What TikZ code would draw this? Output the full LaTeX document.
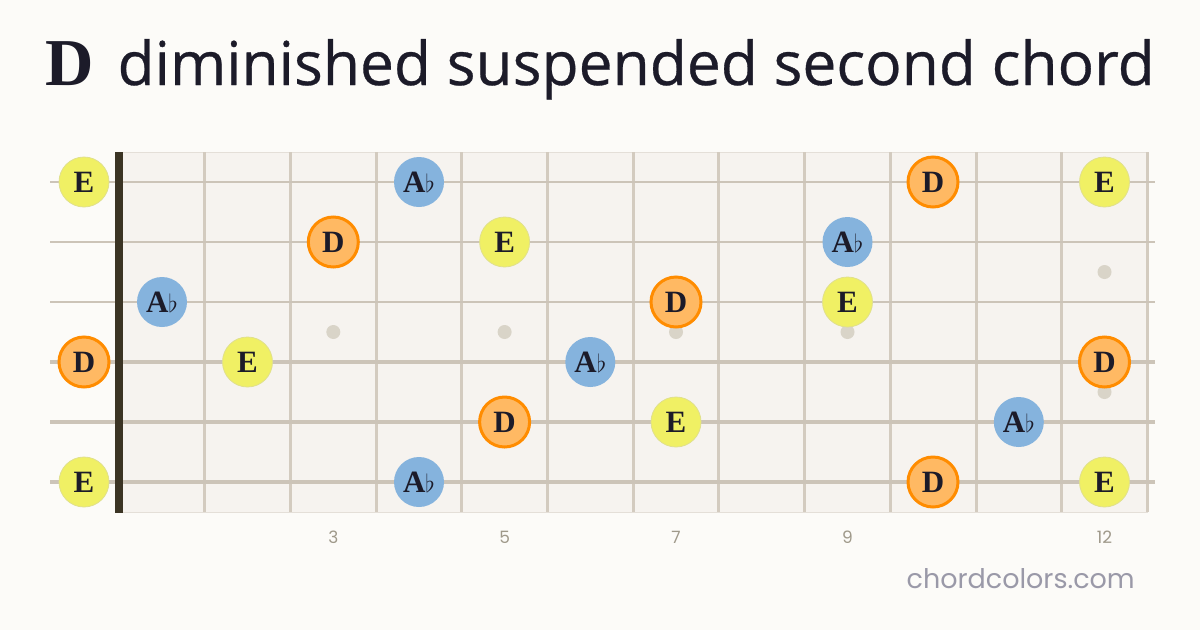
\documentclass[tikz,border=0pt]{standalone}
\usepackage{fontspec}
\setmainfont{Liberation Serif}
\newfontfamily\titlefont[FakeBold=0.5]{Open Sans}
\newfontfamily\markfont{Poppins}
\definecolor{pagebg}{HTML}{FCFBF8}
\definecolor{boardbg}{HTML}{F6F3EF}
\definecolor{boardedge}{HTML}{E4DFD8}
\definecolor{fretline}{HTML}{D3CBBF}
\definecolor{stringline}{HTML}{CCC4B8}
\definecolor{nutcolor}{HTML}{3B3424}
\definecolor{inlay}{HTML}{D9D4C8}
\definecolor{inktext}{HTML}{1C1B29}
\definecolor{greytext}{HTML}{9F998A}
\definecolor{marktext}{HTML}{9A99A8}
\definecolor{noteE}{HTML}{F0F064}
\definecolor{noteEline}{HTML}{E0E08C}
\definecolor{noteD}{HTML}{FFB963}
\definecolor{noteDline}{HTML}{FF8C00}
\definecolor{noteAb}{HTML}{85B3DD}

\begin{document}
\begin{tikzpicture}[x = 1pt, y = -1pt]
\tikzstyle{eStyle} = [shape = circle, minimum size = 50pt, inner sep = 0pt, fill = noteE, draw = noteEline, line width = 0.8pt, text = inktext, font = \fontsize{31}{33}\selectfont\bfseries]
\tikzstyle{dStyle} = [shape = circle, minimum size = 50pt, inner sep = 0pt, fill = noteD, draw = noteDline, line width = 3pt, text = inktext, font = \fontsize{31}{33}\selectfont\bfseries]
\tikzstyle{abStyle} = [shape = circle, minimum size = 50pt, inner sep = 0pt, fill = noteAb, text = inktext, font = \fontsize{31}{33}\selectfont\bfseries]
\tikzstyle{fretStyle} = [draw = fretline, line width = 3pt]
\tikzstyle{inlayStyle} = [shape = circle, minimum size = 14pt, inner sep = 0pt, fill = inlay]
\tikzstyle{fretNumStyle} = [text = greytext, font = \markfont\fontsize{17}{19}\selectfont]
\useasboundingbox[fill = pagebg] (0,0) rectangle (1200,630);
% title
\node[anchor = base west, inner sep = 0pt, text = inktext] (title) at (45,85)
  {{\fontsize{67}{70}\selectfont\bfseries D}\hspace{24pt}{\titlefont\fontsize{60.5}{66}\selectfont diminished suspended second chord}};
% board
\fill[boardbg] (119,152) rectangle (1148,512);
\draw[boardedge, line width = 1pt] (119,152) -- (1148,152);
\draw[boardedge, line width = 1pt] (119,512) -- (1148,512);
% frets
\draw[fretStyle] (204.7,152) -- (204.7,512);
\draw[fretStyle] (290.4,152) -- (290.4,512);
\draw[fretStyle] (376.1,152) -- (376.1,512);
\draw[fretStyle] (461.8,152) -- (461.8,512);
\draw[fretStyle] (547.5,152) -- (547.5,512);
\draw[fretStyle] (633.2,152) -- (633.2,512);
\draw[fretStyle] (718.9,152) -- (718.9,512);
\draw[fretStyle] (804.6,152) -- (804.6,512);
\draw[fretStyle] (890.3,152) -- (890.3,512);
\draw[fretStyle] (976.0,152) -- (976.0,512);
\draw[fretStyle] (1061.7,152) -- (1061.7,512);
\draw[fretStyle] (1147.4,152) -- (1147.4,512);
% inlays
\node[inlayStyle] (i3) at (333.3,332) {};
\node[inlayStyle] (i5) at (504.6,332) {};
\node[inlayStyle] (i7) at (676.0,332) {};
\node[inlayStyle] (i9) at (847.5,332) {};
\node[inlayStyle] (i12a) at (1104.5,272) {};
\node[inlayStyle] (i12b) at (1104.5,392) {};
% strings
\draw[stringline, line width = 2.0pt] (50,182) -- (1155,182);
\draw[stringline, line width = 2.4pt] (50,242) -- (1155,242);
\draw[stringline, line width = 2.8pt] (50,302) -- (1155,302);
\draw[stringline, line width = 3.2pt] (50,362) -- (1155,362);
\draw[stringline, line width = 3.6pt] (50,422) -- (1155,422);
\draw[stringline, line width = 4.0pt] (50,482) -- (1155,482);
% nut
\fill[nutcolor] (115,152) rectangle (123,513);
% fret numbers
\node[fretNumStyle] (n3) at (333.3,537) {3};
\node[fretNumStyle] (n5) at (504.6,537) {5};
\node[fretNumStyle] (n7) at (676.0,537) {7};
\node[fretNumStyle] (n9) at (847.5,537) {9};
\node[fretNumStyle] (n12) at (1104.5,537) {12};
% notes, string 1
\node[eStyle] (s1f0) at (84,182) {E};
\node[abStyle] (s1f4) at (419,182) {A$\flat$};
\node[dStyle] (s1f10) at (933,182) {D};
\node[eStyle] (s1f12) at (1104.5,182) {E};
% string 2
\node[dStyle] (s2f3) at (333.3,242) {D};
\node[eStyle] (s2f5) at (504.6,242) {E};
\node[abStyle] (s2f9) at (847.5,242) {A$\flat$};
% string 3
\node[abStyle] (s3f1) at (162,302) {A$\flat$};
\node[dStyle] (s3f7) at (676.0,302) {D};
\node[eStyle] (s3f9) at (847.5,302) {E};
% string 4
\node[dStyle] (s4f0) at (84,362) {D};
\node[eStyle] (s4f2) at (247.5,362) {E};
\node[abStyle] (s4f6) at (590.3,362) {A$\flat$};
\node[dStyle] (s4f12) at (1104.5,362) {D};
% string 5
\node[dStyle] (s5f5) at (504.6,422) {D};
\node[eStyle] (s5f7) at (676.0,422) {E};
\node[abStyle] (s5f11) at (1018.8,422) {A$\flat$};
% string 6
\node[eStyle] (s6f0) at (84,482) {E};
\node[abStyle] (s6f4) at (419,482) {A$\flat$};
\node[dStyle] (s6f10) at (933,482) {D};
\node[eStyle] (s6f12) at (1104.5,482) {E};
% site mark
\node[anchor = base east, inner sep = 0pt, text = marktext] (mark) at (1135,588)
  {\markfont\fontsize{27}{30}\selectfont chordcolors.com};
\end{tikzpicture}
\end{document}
########################################
→ WHAT NEEDS TO BE DONE: Repeat the listing in full and exactly. Do not include any images.

→ EXERCISE RESPONSE:
What TikZ code would draw this? Output the full LaTeX document.
\documentclass[tikz,border=0pt]{standalone}
\usepackage{fontspec}
\setmainfont{Liberation Serif}
\newfontfamily\titlefont[FakeBold=0.5]{Open Sans}
\newfontfamily\markfont{Poppins}
\definecolor{pagebg}{HTML}{FCFBF8}
\definecolor{boardbg}{HTML}{F6F3EF}
\definecolor{boardedge}{HTML}{E4DFD8}
\definecolor{fretline}{HTML}{D3CBBF}
\definecolor{stringline}{HTML}{CCC4B8}
\definecolor{nutcolor}{HTML}{3B3424}
\definecolor{inlay}{HTML}{D9D4C8}
\definecolor{inktext}{HTML}{1C1B29}
\definecolor{greytext}{HTML}{9F998A}
\definecolor{marktext}{HTML}{9A99A8}
\definecolor{noteE}{HTML}{F0F064}
\definecolor{noteEline}{HTML}{E0E08C}
\definecolor{noteD}{HTML}{FFB963}
\definecolor{noteDline}{HTML}{FF8C00}
\definecolor{noteAb}{HTML}{85B3DD}

\begin{document}
\begin{tikzpicture}[x = 1pt, y = -1pt]
\tikzstyle{eStyle} = [shape = circle, minimum size = 50pt, inner sep = 0pt, fill = noteE, draw = noteEline, line width = 0.8pt, text = inktext, font = \fontsize{31}{33}\selectfont\bfseries]
\tikzstyle{dStyle} = [shape = circle, minimum size = 50pt, inner sep = 0pt, fill = noteD, draw = noteDline, line width = 3pt, text = inktext, font = \fontsize{31}{33}\selectfont\bfseries]
\tikzstyle{abStyle} = [shape = circle, minimum size = 50pt, inner sep = 0pt, fill = noteAb, text = inktext, font = \fontsize{31}{33}\selectfont\bfseries]
\tikzstyle{fretStyle} = [draw = fretline, line width = 3pt]
\tikzstyle{inlayStyle} = [shape = circle, minimum size = 14pt, inner sep = 0pt, fill = inlay]
\tikzstyle{fretNumStyle} = [text = greytext, font = \markfont\fontsize{17}{19}\selectfont]
\useasboundingbox[fill = pagebg] (0,0) rectangle (1200,630);
% title
\node[anchor = base west, inner sep = 0pt, text = inktext] (title) at (45,85)
  {{\fontsize{67}{70}\selectfont\bfseries D}\hspace{24pt}{\titlefont\fontsize{60.5}{66}\selectfont diminished suspended second chord}};
% board
\fill[boardbg] (119,152) rectangle (1148,512);
\draw[boardedge, line width = 1pt] (119,152) -- (1148,152);
\draw[boardedge, line width = 1pt] (119,512) -- (1148,512);
% frets
\draw[fretStyle] (204.7,152) -- (204.7,512);
\draw[fretStyle] (290.4,152) -- (290.4,512);
\draw[fretStyle] (376.1,152) -- (376.1,512);
\draw[fretStyle] (461.8,152) -- (461.8,512);
\draw[fretStyle] (547.5,152) -- (547.5,512);
\draw[fretStyle] (633.2,152) -- (633.2,512);
\draw[fretStyle] (718.9,152) -- (718.9,512);
\draw[fretStyle] (804.6,152) -- (804.6,512);
\draw[fretStyle] (890.3,152) -- (890.3,512);
\draw[fretStyle] (976.0,152) -- (976.0,512);
\draw[fretStyle] (1061.7,152) -- (1061.7,512);
\draw[fretStyle] (1147.4,152) -- (1147.4,512);
% inlays
\node[inlayStyle] (i3) at (333.3,332) {};
\node[inlayStyle] (i5) at (504.6,332) {};
\node[inlayStyle] (i7) at (676.0,332) {};
\node[inlayStyle] (i9) at (847.5,332) {};
\node[inlayStyle] (i12a) at (1104.5,272) {};
\node[inlayStyle] (i12b) at (1104.5,392) {};
% strings
\draw[stringline, line width = 2.0pt] (50,182) -- (1155,182);
\draw[stringline, line width = 2.4pt] (50,242) -- (1155,242);
\draw[stringline, line width = 2.8pt] (50,302) -- (1155,302);
\draw[stringline, line width = 3.2pt] (50,362) -- (1155,362);
\draw[stringline, line width = 3.6pt] (50,422) -- (1155,422);
\draw[stringline, line width = 4.0pt] (50,482) -- (1155,482);
% nut
\fill[nutcolor] (115,152) rectangle (123,513);
% fret numbers
\node[fretNumStyle] (n3) at (333.3,537) {3};
\node[fretNumStyle] (n5) at (504.6,537) {5};
\node[fretNumStyle] (n7) at (676.0,537) {7};
\node[fretNumStyle] (n9) at (847.5,537) {9};
\node[fretNumStyle] (n12) at (1104.5,537) {12};
% notes, string 1
\node[eStyle] (s1f0) at (84,182) {E};
\node[abStyle] (s1f4) at (419,182) {A$\flat$};
\node[dStyle] (s1f10) at (933,182) {D};
\node[eStyle] (s1f12) at (1104.5,182) {E};
% string 2
\node[dStyle] (s2f3) at (333.3,242) {D};
\node[eStyle] (s2f5) at (504.6,242) {E};
\node[abStyle] (s2f9) at (847.5,242) {A$\flat$};
% string 3
\node[abStyle] (s3f1) at (162,302) {A$\flat$};
\node[dStyle] (s3f7) at (676.0,302) {D};
\node[eStyle] (s3f9) at (847.5,302) {E};
% string 4
\node[dStyle] (s4f0) at (84,362) {D};
\node[eStyle] (s4f2) at (247.5,362) {E};
\node[abStyle] (s4f6) at (590.3,362) {A$\flat$};
\node[dStyle] (s4f12) at (1104.5,362) {D};
% string 5
\node[dStyle] (s5f5) at (504.6,422) {D};
\node[eStyle] (s5f7) at (676.0,422) {E};
\node[abStyle] (s5f11) at (1018.8,422) {A$\flat$};
% string 6
\node[eStyle] (s6f0) at (84,482) {E};
\node[abStyle] (s6f4) at (419,482) {A$\flat$};
\node[dStyle] (s6f10) at (933,482) {D};
\node[eStyle] (s6f12) at (1104.5,482) {E};
% site mark
\node[anchor = base east, inner sep = 0pt, text = marktext] (mark) at (1135,588)
  {\markfont\fontsize{27}{30}\selectfont chordcolors.com};
\end{tikzpicture}
\end{document}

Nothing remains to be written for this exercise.